Identifying job openings requires a multi-faceted approach. While some opportunities are posted on firm websites and general industry job boards, many private credit roles, especially at smaller funds, are filled through informal channels. Professional networking platforms also serve as a resource for discovering advertised positions. Understanding the typical recruiting cycles, which can vary between on-cycle and off-cycle processes, is beneficial for timing applications.
Tailoring resumes and cover letters is important to highlight relevant experience and skills for private credit roles. Candidates should emphasize specific achievements related to credit analysis, financial modeling, deal execution, and portfolio monitoring. Quantifying accomplishments, such as the size of deals worked on or the impact of analysis on investment decisions, strengthens the application. The cover letter should articulate a clear understanding of private credit and express genuine interest in the specific firm and its investment strategy.
Specialized executive search firms play a role in private credit recruitment. Engaging with these recruiters can provide access to exclusive opportunities not publicly advertised. Candidates should proactively reach out to reputable search firms specializing in alternative investments and ensure their professional profile is current. Recruiters often act as intermediaries, guiding candidates through the interview process and providing valuable feedback.
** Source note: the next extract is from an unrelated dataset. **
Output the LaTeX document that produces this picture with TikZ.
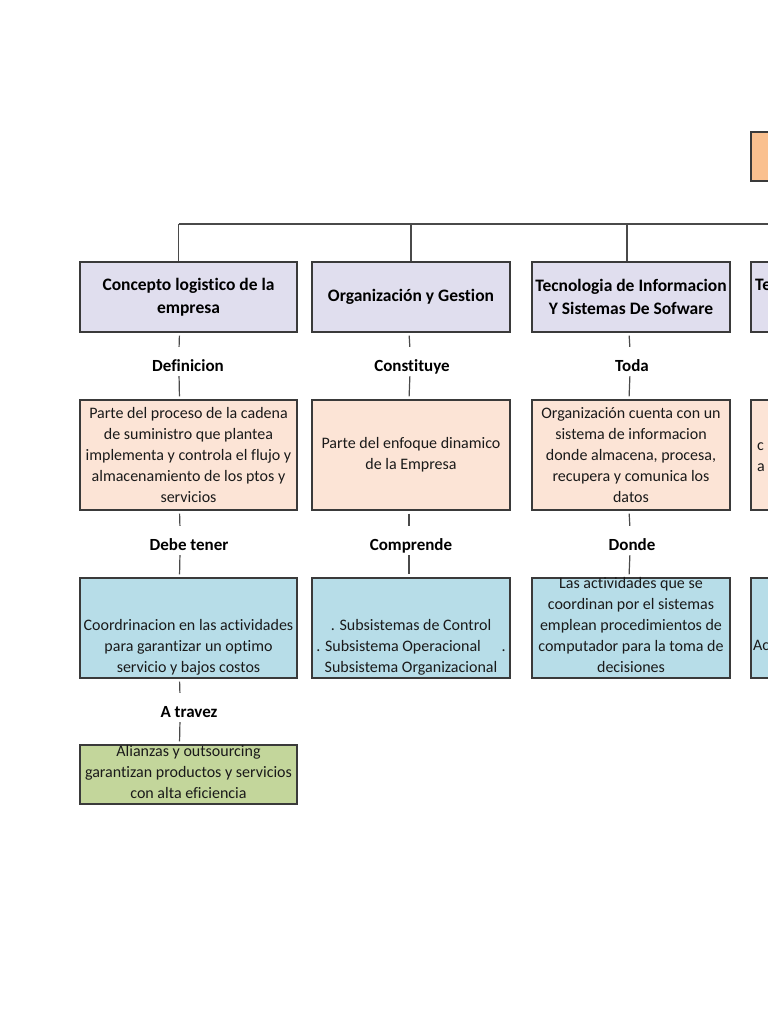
\documentclass[tikz,border=0pt]{standalone}
\usepackage{fontspec}
\usepackage{xcolor}
\setmainfont{Carlito}[Ligatures={NoCommon}]
\definecolor{titleorange}{HTML}{FAC08F}
\definecolor{headfill}{HTML}{E0DEEE}
\definecolor{peachfill}{HTML}{FCE4D6}
\definecolor{bluefill}{HTML}{B7DDE8}
\definecolor{greenfill}{HTML}{C3D69B}
\definecolor{boxline}{HTML}{3A3A3A}
\definecolor{wirecol}{HTML}{4A4A4A}
\definecolor{txtcol}{HTML}{1A1A1A}

\begin{document}
\begin{tikzpicture}
  [x=1pt,y=-1pt,
   box/.style={rectangle,draw=boxline,line width=1.3pt,inner sep=2pt,minimum width=#1},
   headbox/.style={box=#1,fill=headfill,minimum height=70pt,align=center,
     font=\bfseries\fontsize{17.5}{23}\selectfont},
   peachbox/.style={box=#1,fill=peachfill,minimum height=110pt,align=center,
     text=txtcol,font=\fontsize{16}{21}\selectfont},
   bluebox/.style={box=#1,fill=bluefill,minimum height=100pt},
   greenbox/.style={box=#1,fill=greenfill,minimum height=59pt},
   bodytxt/.style={anchor=south,align=center,inner xsep=3pt,inner ysep=0pt,text=txtcol,
     font=\fontsize{16}{21}\selectfont,execute at end node=\strut},
   linklabel/.style={inner xsep=4pt,inner ysep=2pt,text height=19pt,text depth=0pt,
     font=\bfseries\fontsize{17}{23}\selectfont},
   wire/.style={draw=wirecol,line width=1.2pt},
   tick/.style={wire,shorten <=3pt,shorten >=3pt}]

  \fill[white] (0,0) rectangle (768,1023);
  \useasboundingbox (0,0) rectangle (768,1023);
  \clip (0,0) rectangle (768,1023);

  % titulo (cortado a la derecha)
  \node[box=217pt,fill=titleorange,minimum height=49pt] (title) at (859.5,156.5) {};

  % primera fila
  \node[headbox=217pt] (h1) at (188.5,297) {Concepto logistico de la\\empresa};
  \node[headbox=198pt] (h2) at (411,297) {Organización y Gestion};
  \node[headbox=198pt] (h3) at (631,297) {Tecnologia de Informacion\\Y Sistemas De Sofware};
  \node[headbox=217pt] (h4) at (859.5,297) {};
  \node[anchor=base west,inner sep=0pt,font=\bfseries\fontsize{17.5}{23}\selectfont]
    (h4txt) at (755,290) {Te};

  % segunda fila
  \node[peachbox=217pt] (p1) at (188.5,455) {Parte del proceso de la cadena\\de suministro que plantea\\implementa y controla el flujo y\\almacenamiento de los ptos y\\servicios};
  \node[peachbox=198pt] (p2) at (411,455) {Parte del enfoque dinamico\\de la Empresa};
  \node[peachbox=198pt] (p3) at (631,455) {Organización cuenta con un\\sistema de informacion\\donde almacena, procesa,\\recupera y comunica los\\datos};
  \node[peachbox=217pt] (p4) at (859.5,455) {};
  \node[anchor=base west,inner sep=0pt,text=txtcol,font=\fontsize{16}{21}\selectfont]
    (p4txt) at (757,450) {c};
  \node[anchor=base west,inner sep=0pt,text=txtcol,font=\fontsize{16}{21}\selectfont]
    (p4txtb) at (757,471) {a};

  % tercera fila
  \node[bluebox=217pt] (b1) at (188.5,628) {};
  \node[bluebox=198pt] (b2) at (411,628) {};
  \node[bluebox=198pt] (b3) at (631,628) {};
  \node[bluebox=217pt] (b4) at (859.5,628) {};
  \node[bodytxt] (b1txt) at (b1.south) {Coordrinacion en las actividades\\para garantizar un optimo\\servicio y bajos costos};
  \node[bodytxt] (b2txt) at (b2.south) {. Subsistemas de Control\\. Subsistema Operacional\hspace{1.3em}.\\Subsistema Organizacional};
  \node[bodytxt] (b3txt) at (b3.south) {Las actividades que se\\coordinan por el sistemas\\emplean procedimientos de\\computador para la toma de\\decisiones};
  \node[anchor=base west,inner sep=0pt,text=txtcol,font=\fontsize{16}{21}\selectfont]
    (b4txt) at (753,650) {Ac};

  % cuarta fila
  \node[greenbox=217pt] (g1) at (188.5,774.5) {};
  \node[bodytxt] (g1txt) at (g1.south) {Alianzas y outsourcing\\garantizan productos y servicios\\con alta eficiencia};

  % conectores
  \node[linklabel] (l11) at (188,361.5) {Definicion};
  \node[linklabel] (l12) at (189,540.5) {Debe tener};
  \node[linklabel] (l13) at (189,707.5) {A travez};
  \node[linklabel] (l21) at (412,361.5) {Constituye};
  \node[linklabel] (l22) at (411,540.5) {Comprende};
  \node[linklabel] (l31) at (632,361.5) {Toda};
  \node[linklabel] (l32) at (632,540.5) {Donde};

  \coordinate (bus) at (0,224);
  \draw[wire] ([xshift=-10pt]h1.north |- bus) -- (h4.north |- bus);
  \draw[wire] ([xshift=-10pt]h1.north) -- ([xshift=-10pt]h1.north |- bus);
  \draw[wire] ([xshift=-4pt]h3.north) -- ([xshift=-4pt]h3.north |- bus);
  \foreach \n in {h2,h4}
    \draw[wire] (\n.north) -- (\n.north |- bus);
  \draw[wire] (title.south) -- (title.south |- bus);

  \foreach \from/\to in {h1/l11,l11/p1,p1/l12,l12/b1,b1/l13,l13/g1}
    \draw[tick] ([xshift=-9pt]\from.south) -- ([xshift=-9pt]\to.north);
  \foreach \from/\to in {h2/l21,l21/p2,p2/l22,l22/b2,h3/l31,l31/p3,p3/l32,l32/b3}
    \draw[tick] ([xshift=-2pt]\from.south) -- ([xshift=-2pt]\to.north);

\end{tikzpicture}
\end{document}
Interview preparation for private credit roles involves mastering technical, behavioral, and case study interviews. Technical questions often delve into financial accounting, debt schedules, and leveraged buyout (LBO) models, emphasizing credit-specific metrics like leverage and coverage ratios. Behavioral questions assess soft skills and cultural fit. Case studies require candidates to build financial models, analyze credit metrics, and present investment recommendations. Preparing responses for common questions and practicing articulating deal experiences and risk mitigation strategies are important for success.